I went to the Unemployed Job Hunters Meetup at the San Francicso Public Library to find out how the economy was affecting people who are unemployed.
Before the meeting, I spoke with a member named Seema. While smoking a cigarette outside the library, she told me about her job search.
In November of 2007 she quit her job as a spokesperson for the film festival because she wanted more stability. At first she wasn’t worried about finding a job. In the beginning of 2008, she was fielding phone calls from recruiters, going on interviews, and working temp jobs. But when the market crashed in October, the calls stopped. She told me she hadn’t had an interview since November.
Seema, who has a B.A in math and a masters degree in marketing, said she won’t take her next interview lightly. She planned on wearing her best suit, straightening her hair, and getting her nails done. Then rather glumly she said, “Doesn’t the brain matter anymore?”
As we walked into the library, Seema told me that the buzzword among the unemployed was networking. I asked her if being part of a meet-up ever landed her an interview. She said it hadn’t. but it gave her a chance to get out of the house and out of her own head. And thanks to the people there, she learned about resume workshops, networking parties and job fairs.
Inside the meeting room, people sat around a long oval table and shared impromptu job-hunting tips:
Throw it up the elevator chute.
How do you get someone from HR to talk to you?

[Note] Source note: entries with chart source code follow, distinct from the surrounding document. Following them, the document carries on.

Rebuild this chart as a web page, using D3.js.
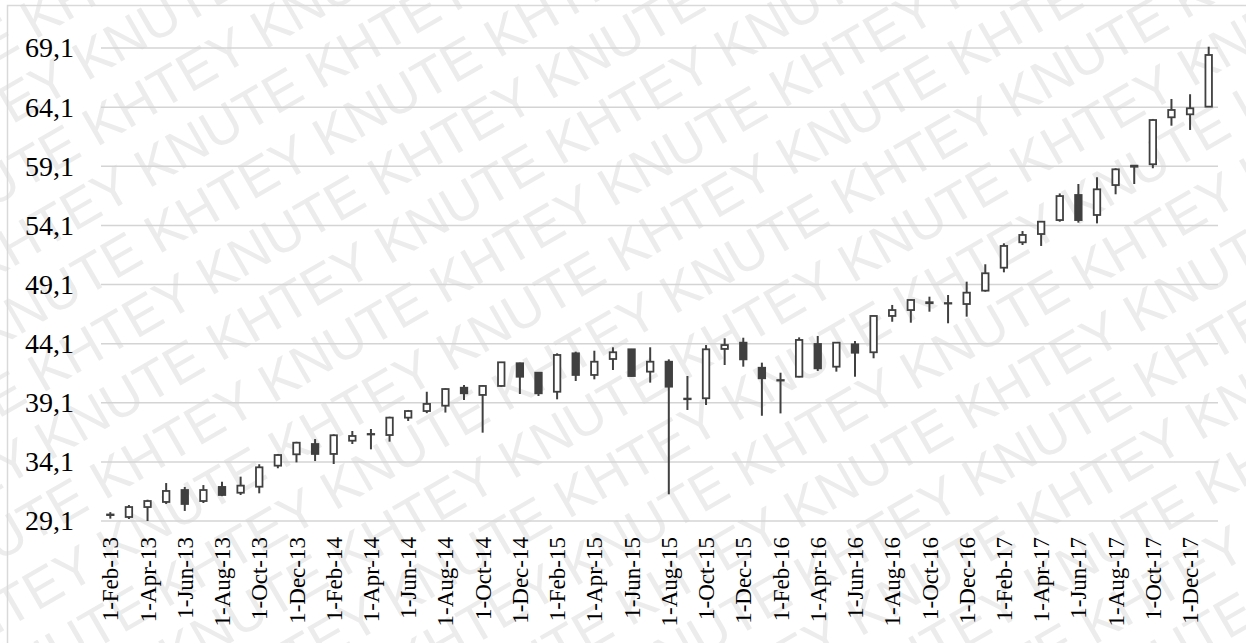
<!DOCTYPE html>
<html>
<head>
<meta charset="utf-8">
<script src="https://cdn.jsdelivr.net/npm/d3@7"></script>
<style>
  body { margin: 0; background: #fff; }
  svg { display: block; }
  .lbl { font-family: "Liberation Serif", "Times New Roman", "DejaVu Serif", serif; fill: #000; }
  .wm { font-family: "Liberation Sans", Arial, sans-serif; }
</style>
</head>
<body>
<svg id="chart"></svg>
<script>
// monthly candles, Feb 2013 .. Jan 2018
const months = ["1-Feb-13","1-Mar-13","1-Apr-13","1-May-13","1-Jun-13","1-Jul-13","1-Aug-13","1-Sep-13","1-Oct-13","1-Nov-13","1-Dec-13",
  "1-Jan-14","1-Feb-14","1-Mar-14","1-Apr-14","1-May-14","1-Jun-14","1-Jul-14","1-Aug-14","1-Sep-14","1-Oct-14","1-Nov-14","1-Dec-14",
  "1-Jan-15","1-Feb-15","1-Mar-15","1-Apr-15","1-May-15","1-Jun-15","1-Jul-15","1-Aug-15","1-Sep-15","1-Oct-15","1-Nov-15","1-Dec-15",
  "1-Jan-16","1-Feb-16","1-Mar-16","1-Apr-16","1-May-16","1-Jun-16","1-Jul-16","1-Aug-16","1-Sep-16","1-Oct-16","1-Nov-16","1-Dec-16",
  "1-Jan-17","1-Feb-17","1-Mar-17","1-Apr-17","1-May-17","1-Jun-17","1-Jul-17","1-Aug-17","1-Sep-17","1-Oct-17","1-Nov-17","1-Dec-17",
  "1-Jan-18"];

const open  = [29.6,29.44,30.28,30.71,31.72,30.79,31.98,31.49,32.0,33.78,34.74,
  35.61,34.77,35.89,36.42,36.37,37.84,38.4,38.85,40.37,39.76,40.52,42.44,
  41.64,40.03,43.28,41.45,42.8,43.62,41.73,42.57,39.45,39.48,43.65,44.18,
  42.06,41.02,41.3,44.07,42.15,44.04,43.37,46.44,46.94,47.6,47.53,47.45,
  48.58,50.52,52.67,53.37,54.55,56.67,54.98,57.51,59.06,59.27,63.24,63.49,
  64.14];
const high  = [29.85,30.45,30.9,32.31,31.98,32.14,32.42,32.85,33.9,34.77,35.8,
  36.03,36.43,36.71,36.88,37.92,38.49,40.03,40.32,40.6,40.58,42.55,42.49,
  41.7,43.28,43.42,43.5,43.79,43.65,43.79,42.77,41.36,43.98,44.55,44.6,
  42.49,41.64,44.63,44.75,44.2,44.32,46.48,47.37,47.85,48.07,48.21,49.34,
  50.81,52.58,53.62,54.46,56.8,57.6,58.17,58.93,59.15,63.1,64.79,65.19,
  69.21];
const low   = [29.3,29.27,29.1,30.54,29.95,30.62,31.2,31.3,31.44,33.56,34.06,
  34.17,33.92,35.61,35.16,35.81,37.56,38.22,38.27,39.33,36.57,40.45,39.84,
  39.67,39.39,40.94,41.08,41.87,41.3,40.8,31.36,38.49,38.91,42.29,42.15,
  38.0,38.2,41.25,41.79,41.73,41.3,42.86,45.95,45.87,46.8,45.82,46.38,
  48.49,50.13,52.44,52.36,54.41,54.33,54.27,56.73,57.6,58.93,62.53,62.17,
  64.11];
const close = [29.65,30.28,30.79,31.64,30.54,31.72,31.3,32.09,33.64,34.68,35.72,
  34.77,36.35,36.29,36.46,37.84,38.4,39.0,40.26,39.9,40.52,42.52,41.3,
  39.9,43.14,41.45,42.57,43.37,41.36,42.57,40.46,39.4,43.62,43.98,42.77,
  41.17,40.98,44.41,42.01,44.18,43.33,46.44,46.94,47.79,47.52,47.49,48.41,
  50.05,52.36,53.29,54.41,56.58,54.55,57.15,58.84,59.15,63.01,63.86,64.0,
  68.51];

const yTicks = [29.1,34.1,39.1,44.1,49.1,54.1,59.1,64.1,69.1];

const width = 1246, height = 643;
const plot = {left: 101, right: 1218, top: 48, bottom: 521};

const svg = d3.select('#chart')
  .attr('width', width)
  .attr('height', height);

// watermark behind everything, clipped to the page
svg.append('clipPath').attr('id', 'page')
  .append('rect').attr('width', width).attr('height', height);
const wm = svg.append('g')
  .attr('clip-path', 'url(#page)')
  .append('g')
  .attr('class', 'wm')
  .attr('transform', `rotate(-30, ${width / 2}, ${height / 2})`)
  .attr('font-size', 54)
  .attr('fill', '#ececec');
const wmText = d3.range(12).map(() => 'KHTEY KNUTE').join(' ');
for (let r = -9; r <= 9; r++) {
  wm.append('text')
    .attr('x', -700 + (r % 2 === 0 ? 0 : 170))
    .attr('y', height / 2 + r * 62 + 20)
    .text(wmText);
}

// frame
svg.append('rect')
  .attr('x', 7.5).attr('y', 5.5)
  .attr('width', width + 20).attr('height', height + 20)
  .attr('fill', 'none')
  .attr('stroke', '#d9d9d9')
  .attr('stroke-width', 1.5);

const data = months.map((m, i) => ({m, o: open[i], h: high[i], l: low[i], c: close[i]}));

const x = d3.scaleBand().domain(months).range([plot.left, plot.right]);
const y = d3.scaleLinear().domain([29.1, 69.1]).range([plot.bottom, plot.top]);

const comma = d3.formatLocale({decimal: ',', thousands: ' ', grouping: [3], currency: ['', '']}).format('.1f');

// gridlines
svg.append('g')
  .selectAll('line')
  .data(yTicks)
  .join('line')
  .attr('x1', plot.left).attr('x2', plot.right)
  .attr('y1', d => y(d)).attr('y2', d => y(d))
  .attr('stroke', '#d4d4d4')
  .attr('stroke-width', 1.5);

// y axis labels
const axisLeft = d3.axisLeft(y).tickValues(yTicks).tickFormat(comma).tickSize(0).tickPadding(27);
svg.append('g')
  .attr('transform', `translate(${plot.left},0)`)
  .call(axisLeft)
  .attr('font-family', null)
  .call(g => g.select('.domain').remove())
  .call(g => g.selectAll('text')
    .attr('class', 'lbl')
    .attr('fill', null)
    .style('font-size', '28px'));

// x axis labels, every second month
const axisBottom = d3.axisBottom(x).tickValues(months.filter((_, i) => i % 2 === 0)).tickSize(0);
svg.append('g')
  .attr('transform', `translate(0,${plot.bottom})`)
  .call(axisBottom)
  .attr('font-family', null)
  .call(g => g.select('.domain').remove())
  .call(g => g.selectAll('text')
    .attr('class', 'lbl')
    .attr('fill', null)
    .style('font-size', '23px')
    .attr('text-anchor', 'end')
    .attr('transform', 'rotate(-90)')
    .attr('x', -16)
    .attr('y', 0)
    .attr('dy', '0.35em'));

// candles
const ink = '#404040';
const boxW = 6.5;
const candles = svg.append('g')
  .selectAll('g')
  .data(data)
  .join('g')
  .attr('transform', d => `translate(${x(d.m) + x.bandwidth() / 2},0)`);

candles.append('line')
  .attr('y1', d => y(d.h))
  .attr('y2', d => y(d.l))
  .attr('stroke', ink)
  .attr('stroke-width', 2);

candles.append('rect')
  .attr('x', -boxW / 2)
  .attr('width', boxW)
  .attr('y', d => y(Math.max(d.o, d.c)))
  .attr('height', d => Math.max(0.5, Math.abs(y(d.o) - y(d.c))))
  .attr('fill', d => d.c >= d.o ? '#fff' : ink)
  .attr('stroke', ink)
  .attr('stroke-width', 1.8);
</script>
</body>
</html>
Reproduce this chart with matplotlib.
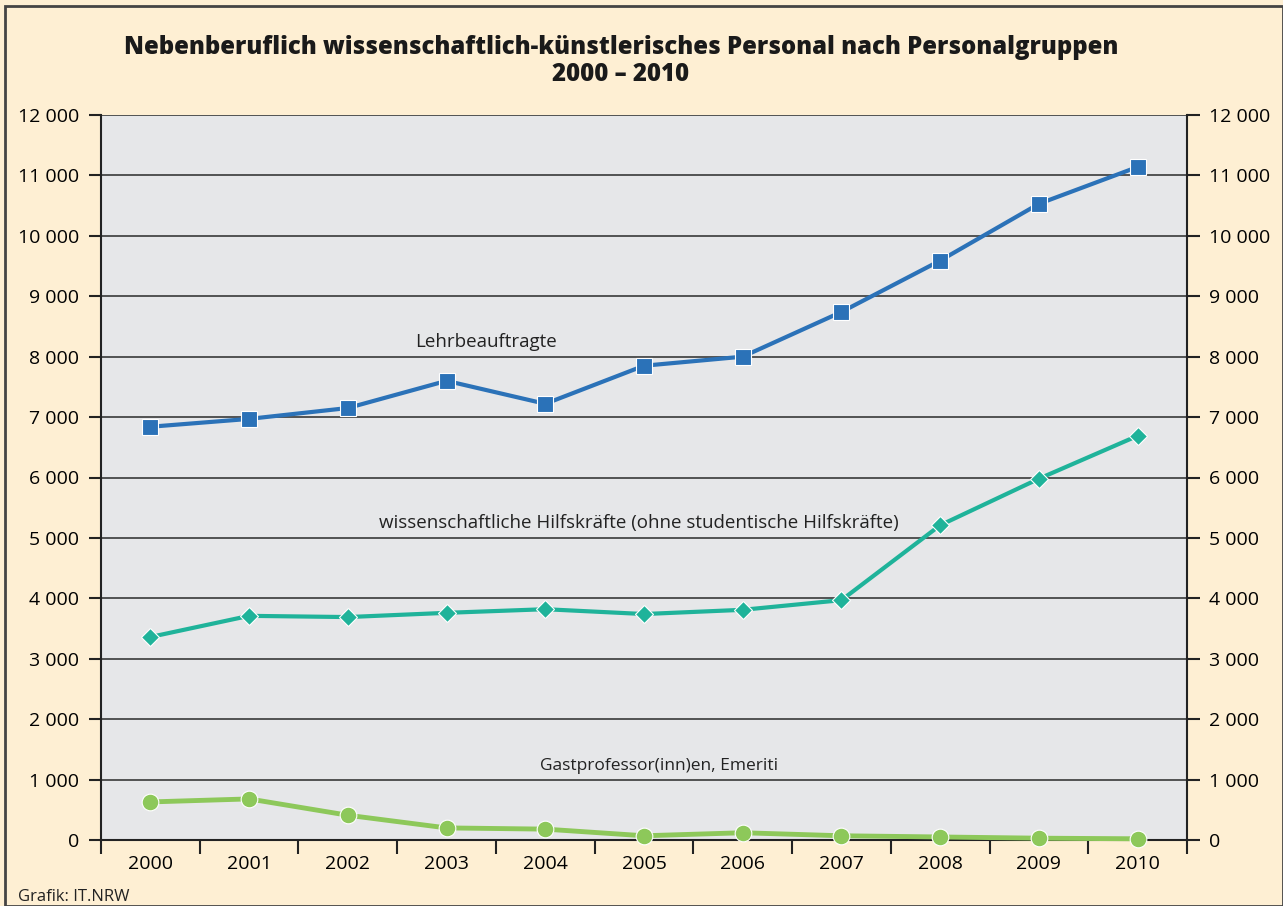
import numpy as np
import matplotlib
matplotlib.use('Agg')
import matplotlib.pyplot as plt
from matplotlib.patches import Rectangle

plt.rcParams['font.family'] = ['Open Sans', 'DejaVu Sans']

years = ['2000', '2001', '2002', '2003', '2004', '2005', '2006', '2007', '2008', '2009', '2010']
lehrbeauftragte = [6840, 6970, 7150, 7600, 7220, 7850, 8000, 8740, 9590, 10530, 11140]
hilfskraefte = [3360, 3710, 3690, 3760, 3820, 3740, 3810, 3970, 5210, 5980, 6690]
gastprof = [630, 680, 410, 200, 180, 70, 120, 70, 50, 30, 20]
yticks = np.arange(0, 12001, 1000)
ytick_labels = [f"{v:,}".replace(',', ' ') for v in yticks]

BG = '#FEEFD3'
PLOT_BG = '#E6E7E9'
C_BLUE = '#2B72B8'
C_TEAL = '#1FB39A'
C_GREEN = '#8DC85A'

fig = plt.figure(figsize=(12.83, 9.06), dpi=100, facecolor=BG)
ax = fig.add_axes([101 / 1283, 1 - 840 / 906, 1086 / 1283, 725 / 906])
ax.set_facecolor(PLOT_BG)

x = np.arange(len(years)) + 0.5
ax.plot(x, lehrbeauftragte, color=C_BLUE, lw=3, marker='s', ms=11,
        mec='white', mew=0.8, zorder=4, clip_on=False)
ax.plot(x, hilfskraefte, color=C_TEAL, lw=3, marker='D', ms=9,
        mec='white', mew=0.8, zorder=4, clip_on=False)
ax.plot(x, gastprof, color=C_GREEN, lw=3.5, marker='o', ms=12,
        mec='white', mew=0.8, zorder=4, clip_on=False)

ax.set_xlim(0, len(years))
ax.set_ylim(0, 12000)
for v in yticks[1:]:
    ax.axhline(v, color='#2a2a2a', lw=1.1, zorder=1)

ax.set_yticks(yticks)
ax.set_yticklabels(ytick_labels)
ax.tick_params(axis='y', which='both', direction='out', length=9, width=1.5,
               color='#222', labelsize=14, left=True, right=True,
               labelleft=True, labelright=True, pad=7)
ax.set_xticks(np.arange(len(years) + 1))
ax.set_xticklabels([])
ax.set_xticks(x, minor=True)
ax.set_xticklabels(years, minor=True)
ax.tick_params(axis='x', which='major', direction='out', length=10, width=1.5, color='#222')
ax.tick_params(axis='x', which='minor', length=0, labelsize=14, pad=11)

for s in ['left', 'right', 'bottom']:
    ax.spines[s].set_color('#222')
    ax.spines[s].set_linewidth(1.5)
ax.spines['top'].set_visible(False)

ax.text(3.9, 8240, 'Lehrbeauftragte', fontsize=13.5, ha='center', va='center', color='#222')
ax.text(5.45, 5250, 'wissenschaftliche Hilfskräfte (ohne studentische Hilfskräfte)',
        fontsize=13.5, ha='center', va='center', color='#222')
ax.text(5.65, 1230, 'Gastprofessor(inn)en, Emeriti', fontsize=12.5, ha='center',
        va='center', color='#222')

fig.text(621 / 1283, 1 - 61 / 906, 'Nebenberuflich wissenschaftlich-künstlerisches Personal nach Personalgruppen\n2000 – 2010',
         ha='center', va='center', fontsize=17.2, fontweight='heavy', color='#1a1a1a', linespacing=1.15)
fig.text(18 / 1283, 1 - 897 / 906, 'Grafik: IT.NRW', ha='left', va='center', fontsize=12, color='#222')

fig.patches.append(Rectangle((5 / 1283, 0), 1 - 5 / 1283, 1 - 6 / 906, transform=fig.transFigure,
                             fill=False, ec='#444', lw=2, zorder=10))

fig.savefig('out.png', dpi=100, facecolor=BG)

Dress up like a messenger.
What’s the best way to network?
Then they took turns describing their week. They spoke about bad days. Days they couldn’t get out of bed, days when they had to let their parents pick up the tab, days they received rejection letters. There were of course good news. One woman met a friend of her dad’s at a car garage and he encouraged her to apply for a job at his company. A man who used to work in the stock exchange, said he was starting a video business. He wanted to record people’s life stories. His first customer was almost a 100 years old. One woman complained she’d gotten more dates than interviews. She did not get any sympathy. Many found hope in Obama's stimulus plan because it would extend unemployment benefits for 33 weeks.
A lot of the conversations went like this. “I want to get into so and so field.” And then someone would say, hey my aunt Patty does that, and then they would exchange business cards. It was really a communal atmosphere.
This group consisted mostly of skilled workers: programmers, a paralegal, a biology writer, a lawyer, and a project manager. And these professionals were saying that the market is so bad they couldn’t even land an interview. The project manager said that a year ago, in one month she’d received four job offers, but since November no one had called her. I asked the group when they thought the job search would get easier. They speculated that it wouldn’t until 2010 maybe Two thousand eleven.
Another thing that came up, was that temp jobs had dried up. For example, at one point, a woman named Wendy announced that the US Census was trying fill a few temporary positions. This turned out to be old news. Out of the fourteen people there, four or five had already applied.
At the end of the meeting, as everyone was putting on their jackets, Judy, the organizer, told me that some people were setting up job hunting groups make a buck off the unemployed. They would use the groups as an opportunity to promote their book or coaching program. She even got a call from a company that wanted to sponsor the group in exchange for everyone’s information. Judy said she refused because she thought that would radically change the tone of the meet-up.
We said our goodbyes, and I left the library humbled by the realization that being unemployed is really hard work.
1 comment:
My experience working with the job search meetups in Chicago was similar. Collegial atmosphere, everyone truly trying to help each other, but a core pessimism that the market will be tough for a while.